Free cholesterol fiber-optic biosensor for serum samples with simplex optimization

An optical fiber biosensor for free cholesterol monitoring in serum samples is described. Silicone-entrapped tris(4,7-diphenyl-1,10-phenanthroline) ruthenium(II) complex, the luminescence of which is sensitive to oxygen changes, is used as an optical transducer of the oxidation of cholesterol by cholesterol oxidase. The biocatalyst is entrapped in a graphite powder layer deposited onto the dyed silicone film. Optimization of some interdependent chemical variables which affect the performance of the biosensor has been achieved by application of a super-modified simplex method. The dynamic range of the biosensing membranes is found to be 0.15-3.0 mM of free cholesterol. Studies of the reproducibility, stability and interferences of the device, as well as the application of the sensor to measurements in serum samples, are reported. Simplex optimization has proven to be a very useful tool in the search for the optimal conditions for performing analyses with the optical fiber biosensor.

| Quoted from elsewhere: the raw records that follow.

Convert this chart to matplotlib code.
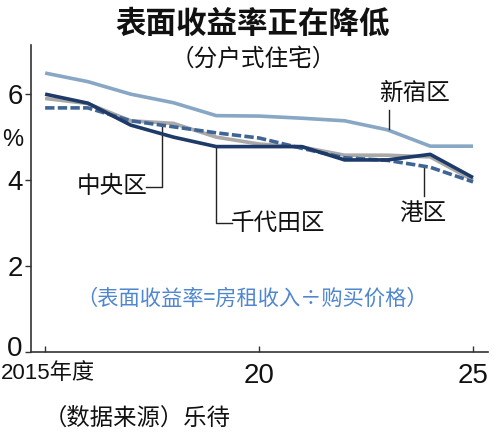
import matplotlib
matplotlib.use("Agg")
import matplotlib.pyplot as plt
import matplotlib.transforms as mtransforms

plt.rcParams['font.family'] = ['Noto Sans CJK SC', 'DejaVu Sans']

years = [2015, 2016, 2017, 2018, 2019, 2020, 2021, 2022, 2023, 2024, 2025]
shinjuku = [6.49, 6.29, 6.00, 5.80, 5.50, 5.49, 5.44, 5.38, 5.17, 4.79, 4.79]
chiyoda = [6.00, 5.79, 5.28, 5.00, 4.78, 4.78, 4.78, 4.47, 4.47, 4.60, 4.06]
chuo = [5.90, 5.78, 5.38, 5.32, 5.00, 4.84, 4.77, 4.58, 4.58, 4.54, 4.00]
minato = [5.68, 5.68, 5.38, 5.24, 5.10, 4.98, 4.74, 4.52, 4.46, 4.30, 3.96]

yticks = [0, 2, 4, 6]
xticks = [2015, 2020, 2025]
xticklabels = ['2015年度', '20', '25']

tickfam = ['Liberation Sans', 'Noto Sans CJK SC']

fig = plt.figure(figsize=(5.0, 4.38), dpi=100)
ax = fig.add_axes([0.062, 0.196, 0.914, 0.701])

ax.plot(years, shinjuku, color='#87a7c5', lw=2.6, solid_capstyle='butt', zorder=2)
ax.plot(years, chuo, color='#a9a9a9', lw=2.6, solid_capstyle='butt', zorder=3)
ax.plot(years, minato, color='#3f6595', lw=2.6, ls=(0, (2.6, 0.9)), zorder=4)
ax.plot(years, chiyoda, color='#1d3a68', lw=2.6, solid_capstyle='butt', zorder=5)

ax.set_xlim(2014.67, 2025.35)
ax.set_ylim(0, 7.14)
ax.set_yticks(yticks)
ax.set_xticks(xticks)
ax.set_xticklabels(xticklabels)
for s in ['top', 'right']:
    ax.spines[s].set_visible(False)
for s in ['left', 'bottom']:
    ax.spines[s].set_color('#333333')
    ax.spines[s].set_linewidth(1.2)
ax.tick_params(axis='y', direction='out', length=4, width=1, colors='#333333',
               labelsize=20, pad=2)
ax.tick_params(axis='x', direction='in', length=4, width=1, colors='#333333',
               labelsize=20, pad=8)
for lab in ax.get_xticklabels() + ax.get_yticklabels():
    lab.set_color('#111111')
    lab.set_family(tickfam)
xl0 = ax.get_xticklabels()[0]
xl0.set_fontsize(16)
xl0.set_transform(xl0.get_transform() +
                  mtransforms.ScaledTranslation(3 / 100, 0, fig.dpi_scale_trans))
# lift the "0" label a little above the axis line
ylabs = ax.get_yticklabels()
ylabs[0].set_transform(ylabs[0].get_transform() +
                       mtransforms.ScaledTranslation(0, 6 / 100, fig.dpi_scale_trans))

# series labels with leader lines
lc = '#222222'
ax.text(2023.64, 6.02, '新宿区', fontsize=17, ha='center', va='center', color='#111111')
ax.plot([2023.04, 2023.04], [5.2, 5.63], color=lc, lw=1)

ax.text(2016.57, 3.85, '中央区', fontsize=17, ha='center', va='center', color='#111111')
ax.plot([2017.35, 2017.72, 2017.72], [3.85, 3.85, 5.33], color=lc, lw=1)

ax.text(2020.45, 3.0, '千代田区', fontsize=17, ha='center', va='center', color='#111111')
ax.plot([2019.36, 2019.0, 2019.0], [3.0, 3.0, 4.78], color=lc, lw=1)

ax.text(2023.82, 3.22, '港区', fontsize=17, ha='center', va='center', color='#111111')
ax.plot([2023.85, 2023.85], [3.62, 4.32], color=lc, lw=1)

ax.text(2019.83, 1.25, '（表面收益率=房租收入÷购买价格）', fontsize=15.3,
        ha='center', va='center', color='#4f86d0')

fig.text(0.026, 0.68, '%', fontsize=17, ha='center', va='center', color='#111111',
         family=tickfam)

fig.text(0.506, 0.945, '表面收益率正在降低', fontsize=22, fontweight='bold',
         ha='center', va='center', color='#111111')
fig.text(0.506, 0.866, '（分户式住宅）', fontsize=17, ha='center', va='center',
         color='#111111')
fig.text(0.275, 0.045, '（数据来源）乐待', fontsize=16.8, ha='center', va='center',
         color='#111111')

fig.savefig('out.png', dpi=100)
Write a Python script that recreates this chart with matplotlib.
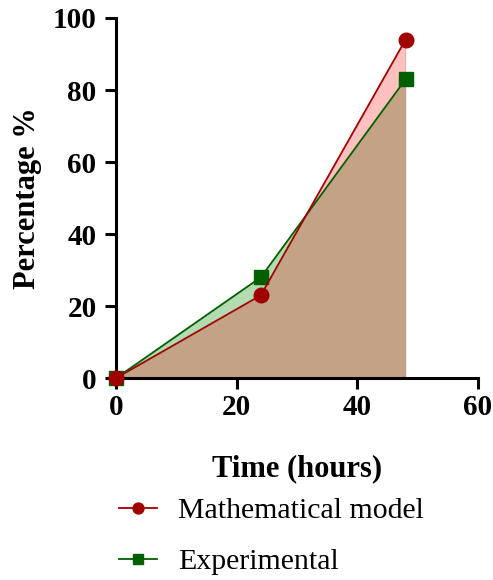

Oxygen optrode for use in a fiber-optic glucose biosensor

An optical fiber oxygen sensor, based on the dynamic quenching of the luminescence of tris(1,10-phenanthroline)-ruthenium(II) cation by molecular oxygen, is presented. The complex is adsorbed onto silica gel, incorporated in a silicone matrix possessing a high oxygen permeability, and placed at the tip of the optical fiber. Oxygen has been monitored continuously in the 0-750 Torr range, with the detection limit being as low as 0.7 Torr. The device has been applied to the development of a fast responding and highly sensitive fiber-optic glucose biosensor based on this highly sensitive oxygen transducer. The sensor relates oxygen consumption (as a result of enzymatic oxidation) to glucose concentration. The enzyme is immobilized on the surface of the oxygen optrode; carbon black is used as an optical isolation in order to prevent ambient light and sample fluorescence to interfere. Measurements have been performed in a flow-through cell in air-equilibrated glucose standard solutions of pH 7.0. The effects of enzyme immobilization procedures (including enzyme immobilization on carbon black) as to response times (around 6 min), analytical ranges (0.06-1 mM glucose), reproducibility in sensor construction, and long-term stability have been studied as well.